Hmmm. I might still propose to replace count_list
with Counter
to cut down on extra code, as this functionality already ships with python, and any code we write is ultimately code we have to maintain. But this can remain an open minor issue for the future.
I understand. Counter
could potentially be very helpful in optimizing other parts of this program. We can track down to these other cases. If we have to use Counter
in at least one place, there is more reason to use Counter
in all cases.
@gwarmstrong I am going back to look at this question. In issue #37, I created a realistic test dataset, based on which I performed some survey and benchmarks.
Now there are three solutions:
- Original, pure Python solution:
def count_list(lst):
res = {}
for x in lst:
res[x] = res.get(x, 0) + 1
return res
-
Counter.
-
Based on the original solution, but replace Python dict with defaultdict:
def count_list(lst):
res = defaultdict(int)
for x in lst:
res[x] += 1
return res
Theoretically, defaultdict
has a higher initial cost than dict
, but as the number of identical keys grow, defaultdict
will outperform dict
.
I first tested the gOTU protocol on the five input alignment files.
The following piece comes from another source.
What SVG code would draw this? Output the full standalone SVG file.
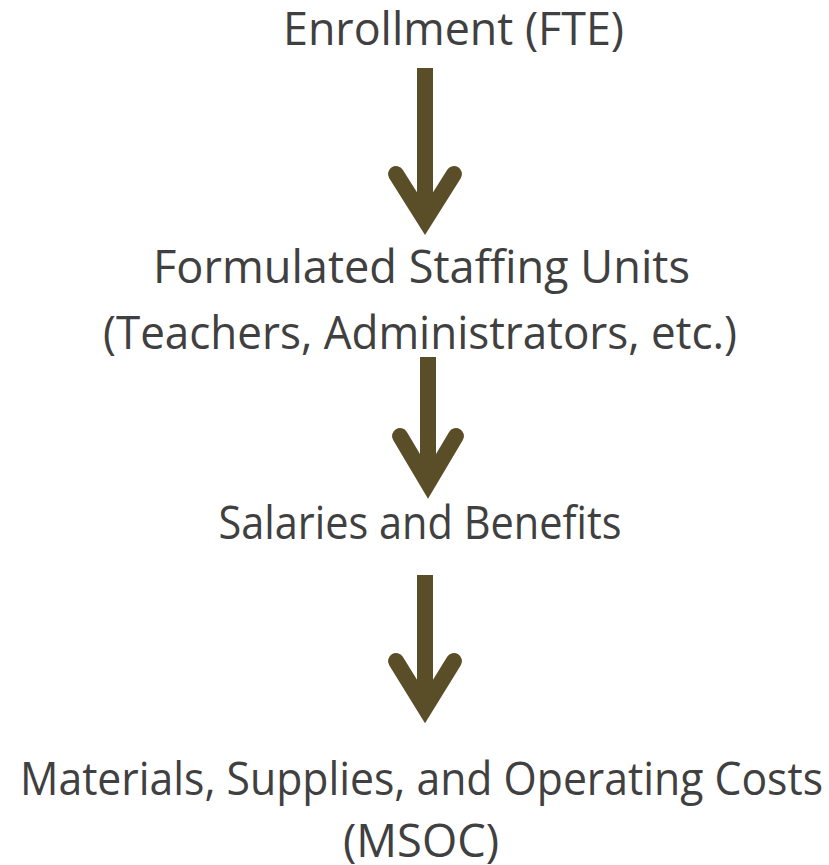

Runtimes:
- Solution 1: 1:14.29
- Solution 2: 1:17.31
- Solution 3: 1:16.42
Therefore, choice of count_list
does notably (though modestly) impact the overall performance of Woltka. The original solution appears to be the fastest.
I then summarized the ambiguous alignments in sample S01
. Of all 1,342,487 alignments, 424,284 alignments are ambiguous (31.6%). They belong to 134,066 query sequences (~3.16 hits per sequence). The distribution of them is:
Note: unique alignments don't go through the count_list
function. Therefore they are omitted in the following benchmark.
I ran the three solutions against each of the 134,066 lists. Result:
- Solution 1: 84.1 ms ± 250 µs
- Solution 2: 268 ms ± 330 µs
- Solution 3: 116 ms ± 286 µs
Again, the native Python solution is significantly faster than Counter
and the hybrid solution.
Therefore, I propose to keep the original solution.